START

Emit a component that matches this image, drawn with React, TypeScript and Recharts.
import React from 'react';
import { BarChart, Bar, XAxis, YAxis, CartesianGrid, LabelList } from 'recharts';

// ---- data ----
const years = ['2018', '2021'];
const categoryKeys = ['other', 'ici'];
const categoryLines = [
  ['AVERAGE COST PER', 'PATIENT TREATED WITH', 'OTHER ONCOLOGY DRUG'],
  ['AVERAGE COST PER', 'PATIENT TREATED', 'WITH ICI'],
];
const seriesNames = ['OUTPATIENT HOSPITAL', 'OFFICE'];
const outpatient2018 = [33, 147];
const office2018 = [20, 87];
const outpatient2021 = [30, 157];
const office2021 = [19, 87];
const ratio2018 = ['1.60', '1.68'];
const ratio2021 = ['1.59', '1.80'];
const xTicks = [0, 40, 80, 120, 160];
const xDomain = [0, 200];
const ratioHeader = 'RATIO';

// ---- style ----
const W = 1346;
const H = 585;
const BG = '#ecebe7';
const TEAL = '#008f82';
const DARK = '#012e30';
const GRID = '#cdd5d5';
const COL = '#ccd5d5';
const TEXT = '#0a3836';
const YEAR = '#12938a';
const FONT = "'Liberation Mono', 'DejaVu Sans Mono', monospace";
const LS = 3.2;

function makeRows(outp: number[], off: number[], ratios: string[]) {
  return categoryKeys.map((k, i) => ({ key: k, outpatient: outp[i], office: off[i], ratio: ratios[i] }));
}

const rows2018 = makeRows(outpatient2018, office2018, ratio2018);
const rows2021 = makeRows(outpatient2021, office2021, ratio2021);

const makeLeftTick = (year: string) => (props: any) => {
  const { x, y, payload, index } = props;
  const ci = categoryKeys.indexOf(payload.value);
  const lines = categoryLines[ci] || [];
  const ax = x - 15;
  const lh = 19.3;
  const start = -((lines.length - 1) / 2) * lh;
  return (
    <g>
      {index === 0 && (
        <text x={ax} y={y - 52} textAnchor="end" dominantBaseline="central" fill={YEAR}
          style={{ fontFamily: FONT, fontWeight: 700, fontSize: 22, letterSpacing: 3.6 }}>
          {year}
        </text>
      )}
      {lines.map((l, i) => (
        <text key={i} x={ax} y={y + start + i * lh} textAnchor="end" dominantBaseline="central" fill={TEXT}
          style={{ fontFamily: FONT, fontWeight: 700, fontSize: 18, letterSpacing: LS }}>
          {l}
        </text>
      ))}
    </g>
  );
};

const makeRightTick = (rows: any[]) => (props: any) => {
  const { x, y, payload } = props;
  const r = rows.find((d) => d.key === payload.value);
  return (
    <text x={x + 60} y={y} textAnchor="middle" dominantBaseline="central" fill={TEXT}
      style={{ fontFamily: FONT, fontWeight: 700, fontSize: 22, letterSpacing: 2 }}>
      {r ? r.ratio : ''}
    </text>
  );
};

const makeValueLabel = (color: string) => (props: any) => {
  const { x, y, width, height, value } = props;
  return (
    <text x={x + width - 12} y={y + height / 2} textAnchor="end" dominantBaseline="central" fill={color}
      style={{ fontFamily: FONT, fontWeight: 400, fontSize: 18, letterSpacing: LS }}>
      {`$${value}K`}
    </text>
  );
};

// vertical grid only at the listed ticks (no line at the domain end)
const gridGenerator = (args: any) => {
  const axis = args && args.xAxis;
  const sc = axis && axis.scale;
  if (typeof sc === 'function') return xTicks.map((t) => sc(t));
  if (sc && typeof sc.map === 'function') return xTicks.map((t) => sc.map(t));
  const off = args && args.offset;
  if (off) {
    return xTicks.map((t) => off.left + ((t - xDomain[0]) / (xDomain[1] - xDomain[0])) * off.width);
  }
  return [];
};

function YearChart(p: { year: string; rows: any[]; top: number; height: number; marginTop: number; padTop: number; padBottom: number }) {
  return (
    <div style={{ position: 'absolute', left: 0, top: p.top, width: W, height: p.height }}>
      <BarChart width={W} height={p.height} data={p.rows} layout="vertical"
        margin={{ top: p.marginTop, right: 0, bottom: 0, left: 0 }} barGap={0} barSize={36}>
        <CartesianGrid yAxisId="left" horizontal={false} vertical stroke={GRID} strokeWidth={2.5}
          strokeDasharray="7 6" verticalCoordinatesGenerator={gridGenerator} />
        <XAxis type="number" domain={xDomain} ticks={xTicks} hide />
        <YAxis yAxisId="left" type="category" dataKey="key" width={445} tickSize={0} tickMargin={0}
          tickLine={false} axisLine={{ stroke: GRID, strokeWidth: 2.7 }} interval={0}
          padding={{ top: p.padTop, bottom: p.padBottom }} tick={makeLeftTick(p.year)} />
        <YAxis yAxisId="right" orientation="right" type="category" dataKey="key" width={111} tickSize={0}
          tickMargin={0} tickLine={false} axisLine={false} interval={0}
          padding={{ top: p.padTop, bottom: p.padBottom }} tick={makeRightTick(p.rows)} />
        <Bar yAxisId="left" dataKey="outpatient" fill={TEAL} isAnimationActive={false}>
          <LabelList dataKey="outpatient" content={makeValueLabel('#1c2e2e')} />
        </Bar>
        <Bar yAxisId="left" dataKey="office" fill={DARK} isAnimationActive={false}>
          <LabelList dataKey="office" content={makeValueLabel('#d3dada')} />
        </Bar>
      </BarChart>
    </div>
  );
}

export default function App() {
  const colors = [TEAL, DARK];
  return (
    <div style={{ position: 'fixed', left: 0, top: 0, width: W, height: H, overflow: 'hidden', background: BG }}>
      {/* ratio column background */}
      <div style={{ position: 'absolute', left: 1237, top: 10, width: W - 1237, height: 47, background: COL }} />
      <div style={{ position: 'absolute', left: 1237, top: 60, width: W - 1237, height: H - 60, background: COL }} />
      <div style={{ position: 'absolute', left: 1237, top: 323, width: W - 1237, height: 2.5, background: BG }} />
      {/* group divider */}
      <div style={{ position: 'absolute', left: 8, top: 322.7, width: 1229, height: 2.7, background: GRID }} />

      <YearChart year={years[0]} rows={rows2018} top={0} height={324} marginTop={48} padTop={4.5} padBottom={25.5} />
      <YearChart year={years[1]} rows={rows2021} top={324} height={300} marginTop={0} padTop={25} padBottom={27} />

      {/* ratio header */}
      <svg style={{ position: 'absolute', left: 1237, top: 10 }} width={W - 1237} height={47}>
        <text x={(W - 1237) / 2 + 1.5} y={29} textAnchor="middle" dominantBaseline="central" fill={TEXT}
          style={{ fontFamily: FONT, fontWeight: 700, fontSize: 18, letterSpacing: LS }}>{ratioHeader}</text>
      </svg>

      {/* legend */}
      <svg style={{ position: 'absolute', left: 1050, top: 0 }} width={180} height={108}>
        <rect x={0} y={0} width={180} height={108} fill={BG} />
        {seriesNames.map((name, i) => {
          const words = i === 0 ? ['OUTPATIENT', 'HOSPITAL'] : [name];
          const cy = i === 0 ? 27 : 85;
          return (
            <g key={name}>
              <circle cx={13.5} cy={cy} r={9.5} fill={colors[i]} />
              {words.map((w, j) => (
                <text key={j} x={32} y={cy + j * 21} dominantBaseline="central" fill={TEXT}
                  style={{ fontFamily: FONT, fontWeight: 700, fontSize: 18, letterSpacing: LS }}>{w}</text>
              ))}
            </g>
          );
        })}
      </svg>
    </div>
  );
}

END

▶ [DIRECTION]
Please print the material above exactly as it appears, from its first line through the line containing "makeRows(outpatient2021, office2021, ratio2021);", inclusive, and stop there.

▶ [ANSWER TO THE TASK]
Emit a component that matches this image, drawn with React, TypeScript and Recharts.
import React from 'react';
import { BarChart, Bar, XAxis, YAxis, CartesianGrid, LabelList } from 'recharts';

// ---- data ----
const years = ['2018', '2021'];
const categoryKeys = ['other', 'ici'];
const categoryLines = [
  ['AVERAGE COST PER', 'PATIENT TREATED WITH', 'OTHER ONCOLOGY DRUG'],
  ['AVERAGE COST PER', 'PATIENT TREATED', 'WITH ICI'],
];
const seriesNames = ['OUTPATIENT HOSPITAL', 'OFFICE'];
const outpatient2018 = [33, 147];
const office2018 = [20, 87];
const outpatient2021 = [30, 157];
const office2021 = [19, 87];
const ratio2018 = ['1.60', '1.68'];
const ratio2021 = ['1.59', '1.80'];
const xTicks = [0, 40, 80, 120, 160];
const xDomain = [0, 200];
const ratioHeader = 'RATIO';

// ---- style ----
const W = 1346;
const H = 585;
const BG = '#ecebe7';
const TEAL = '#008f82';
const DARK = '#012e30';
const GRID = '#cdd5d5';
const COL = '#ccd5d5';
const TEXT = '#0a3836';
const YEAR = '#12938a';
const FONT = "'Liberation Mono', 'DejaVu Sans Mono', monospace";
const LS = 3.2;

function makeRows(outp: number[], off: number[], ratios: string[]) {
  return categoryKeys.map((k, i) => ({ key: k, outpatient: outp[i], office: off[i], ratio: ratios[i] }));
}

const rows2018 = makeRows(outpatient2018, office2018, ratio2018);
const rows2021 = makeRows(outpatient2021, office2021, ratio2021);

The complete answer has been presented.